Thyroid disorders are quite manageable and some are reversible with meds, vitamins, exercise, all manner of healing tools allopathic and natural — but first I decided to go B&B again to find a possible deeper cause. It’s just common sense. There’s no use taking any vitamins or helpful foods or medicines if your body won’t absorb or process them. As I recently wrote, the gut is the main precursor to a variety of ailments, according to German microbiologist Giulia Enders’s bestseller, Gut: The Inside Story of Our Body’s Most Underrated Organ.

A test determined I did have overgrowth of certain bacteria and needed a program to assist the healing. Easily done.

But not just over-the-counter probiotics, which can exacerbate some growths such as candida; rather, specifically targeted treatment prescribed by a specialist.

In my efforts to heal by B&B, my GP also suggested she test me for the MTHFR gene mutation, which I will do soon. It’s a common mutation but seriously damaging because those with it have a defective enzyme that can severely affect how well the body converts and assimilates folic acid (B9) — critical to every bodily function including tissue growth, DNA, heart, mental health, immune function and inflammation; hence thyroid regulation. Once again, unless requested, most standard tests don’t show what vitamins are active; rather, what’s in the system. Diagnosis is by simple local blood test and it can be easy to treat.

Supplements are given by way of folinic acid rather than standard folic acid (in lay terms a bioavailable form) and a methylated form of B12 — journalist Elisa Black wrote in her The Anxiety Book that having the right Bs has done wonders to her energy and health, and her anxiety is gone.
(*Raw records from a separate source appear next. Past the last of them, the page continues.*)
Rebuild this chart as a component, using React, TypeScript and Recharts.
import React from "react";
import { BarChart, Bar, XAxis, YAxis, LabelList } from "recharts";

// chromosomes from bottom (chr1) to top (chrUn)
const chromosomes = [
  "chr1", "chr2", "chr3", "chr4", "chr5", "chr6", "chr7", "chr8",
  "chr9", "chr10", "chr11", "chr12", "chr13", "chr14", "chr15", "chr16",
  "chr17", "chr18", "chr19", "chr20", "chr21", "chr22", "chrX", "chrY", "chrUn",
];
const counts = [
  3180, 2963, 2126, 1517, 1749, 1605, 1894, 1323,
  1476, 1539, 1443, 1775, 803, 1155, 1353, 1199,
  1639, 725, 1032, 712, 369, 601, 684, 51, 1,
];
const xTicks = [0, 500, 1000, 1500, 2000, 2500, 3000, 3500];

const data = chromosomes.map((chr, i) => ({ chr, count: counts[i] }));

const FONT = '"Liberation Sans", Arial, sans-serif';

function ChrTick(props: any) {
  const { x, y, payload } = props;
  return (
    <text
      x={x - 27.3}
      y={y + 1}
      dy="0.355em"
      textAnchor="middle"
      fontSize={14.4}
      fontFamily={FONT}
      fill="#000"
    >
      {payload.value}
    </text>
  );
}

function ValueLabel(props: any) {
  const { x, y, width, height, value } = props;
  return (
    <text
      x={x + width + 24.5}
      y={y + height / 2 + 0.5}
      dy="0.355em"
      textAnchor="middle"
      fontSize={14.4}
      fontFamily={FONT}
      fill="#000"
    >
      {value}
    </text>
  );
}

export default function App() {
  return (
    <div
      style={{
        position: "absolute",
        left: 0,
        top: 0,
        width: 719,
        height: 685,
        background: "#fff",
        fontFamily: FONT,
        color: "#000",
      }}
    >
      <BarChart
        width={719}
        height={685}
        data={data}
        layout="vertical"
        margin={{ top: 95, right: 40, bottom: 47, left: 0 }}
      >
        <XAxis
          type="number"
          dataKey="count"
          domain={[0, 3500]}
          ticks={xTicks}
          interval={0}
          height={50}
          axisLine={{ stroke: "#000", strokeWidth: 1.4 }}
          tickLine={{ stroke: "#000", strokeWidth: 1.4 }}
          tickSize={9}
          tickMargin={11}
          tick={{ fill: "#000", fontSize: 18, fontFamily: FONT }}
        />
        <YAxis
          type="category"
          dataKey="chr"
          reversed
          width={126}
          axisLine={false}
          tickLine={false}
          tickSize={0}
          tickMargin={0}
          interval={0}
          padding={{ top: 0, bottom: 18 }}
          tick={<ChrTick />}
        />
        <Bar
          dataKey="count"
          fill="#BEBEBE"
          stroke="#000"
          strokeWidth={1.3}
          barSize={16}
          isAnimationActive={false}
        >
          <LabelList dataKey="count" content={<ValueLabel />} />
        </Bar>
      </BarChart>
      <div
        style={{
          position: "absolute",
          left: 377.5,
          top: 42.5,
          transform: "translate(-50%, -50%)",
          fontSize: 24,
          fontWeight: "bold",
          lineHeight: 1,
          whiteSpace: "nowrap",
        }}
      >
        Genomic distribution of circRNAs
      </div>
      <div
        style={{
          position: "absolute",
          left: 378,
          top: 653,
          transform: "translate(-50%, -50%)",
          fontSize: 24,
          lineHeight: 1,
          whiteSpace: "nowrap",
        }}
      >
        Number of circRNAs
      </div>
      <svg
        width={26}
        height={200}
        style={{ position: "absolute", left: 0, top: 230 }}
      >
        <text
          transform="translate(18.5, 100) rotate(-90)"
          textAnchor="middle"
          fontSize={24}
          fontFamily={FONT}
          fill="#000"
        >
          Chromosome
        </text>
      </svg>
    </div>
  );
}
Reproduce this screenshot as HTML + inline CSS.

I went to see natural health practitioner Lucy Herron, co-founder of the nationwide Lucy Rose Clinic chain, which specialises in thyroid health. She gave me a slew of tests and a good solid education of what I’m dealing with and how I can assist my body.

Encouraged by her guidance I went to a conference with thyroid expert David Brownstein, award-winning US-based integrative medicine doctor who believes in prescribing high-dose iodine supplements after doing tests to determine the level of deficiency. His book Iodine: Why You Need It, Why You Can’t Live Without It has created controversy in the medical profession about possible side effects of too much iodine and iodide.

But Brownstein argues iodine is essential and the soil is an inadequate provider. And although it’s now out of fashion, in the early 1900s the Encyclopaedia Britannica described iodine as being “of definite value” for treatment of multiple conditions including asthma, aneurysm, bronchitis, syphilis, gout — albeit at a gobsmacking 100 times what we now consider safe.

A 24-hour urine load test proved I was significantly iodine deficient, another gammy precursor that needs fixing in the battle to achieving good health.

At the moment the verdict is out: it’s too soon to tell the results of my B&B explorations. But I feel healthy in my heart because I feel self-empowered over my body. No, girls, it’s not easy to get the answers — but at least we can start by asking some really great questions, which is where true healing begins.